Though the memos were later replaced with a new, narrower policy about what methods would be allowed, that did not "call into question any of the actual interrogation practices that the OLC had previously approved as legal," Ashcroft said. OLC stands for the Office of Legal Counsel, which writes the Justice Department's legal opinions for the president.
"When I was informed about concerns regarding overly broad advice, the limits of which were never tested, I directed the OLC to correct it," Ashcroft said.
Ashcroft knew of 3 times waterboarding was used
Democrats peppered Ashcroft with questions about how often waterboarding was used by interrogators who were following the now-defunct legal opinions.
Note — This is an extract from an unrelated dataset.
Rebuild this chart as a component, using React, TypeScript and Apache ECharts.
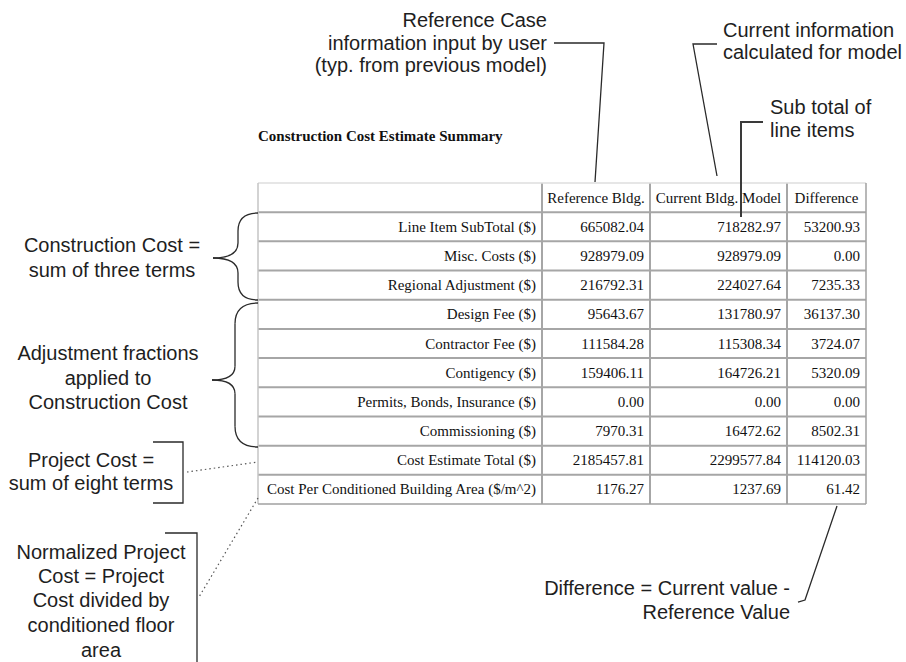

Waterboarding involves strapping a person down and pouring water over his or her cloth-covered face to create the sensation of drowning. It has been traced back hundreds of years, to the Spanish Inquisition, and is condemned by nations around the world. Critics call it a form of torture.
Ashcroft said he was aware of three times that interrogators waterboarded terror suspects. He said he does not believe waterboarding, as it was then described by the CIA, amounted to torture.
The Bush administration maintains waterboarding was legal when it was used by CIA interrogators in 2002 and 2003 on top al-Qaida detainees Khalid Sheikh Mohammed, Abu Zubaydah and Abd al-Rahim al-Nashiri. CIA Director Michael Hayden has said waterboarding was used, in part, because of widespread belief among U.S. intelligence officials that more catastrophic attacks were imminent.
Hayden banned waterboarding in CIA interrogations in 2006. Attorney General Michael Mukasey has refused to publicly discuss whether waterboarding is currently legal since it is no longer used by CIA interrogators.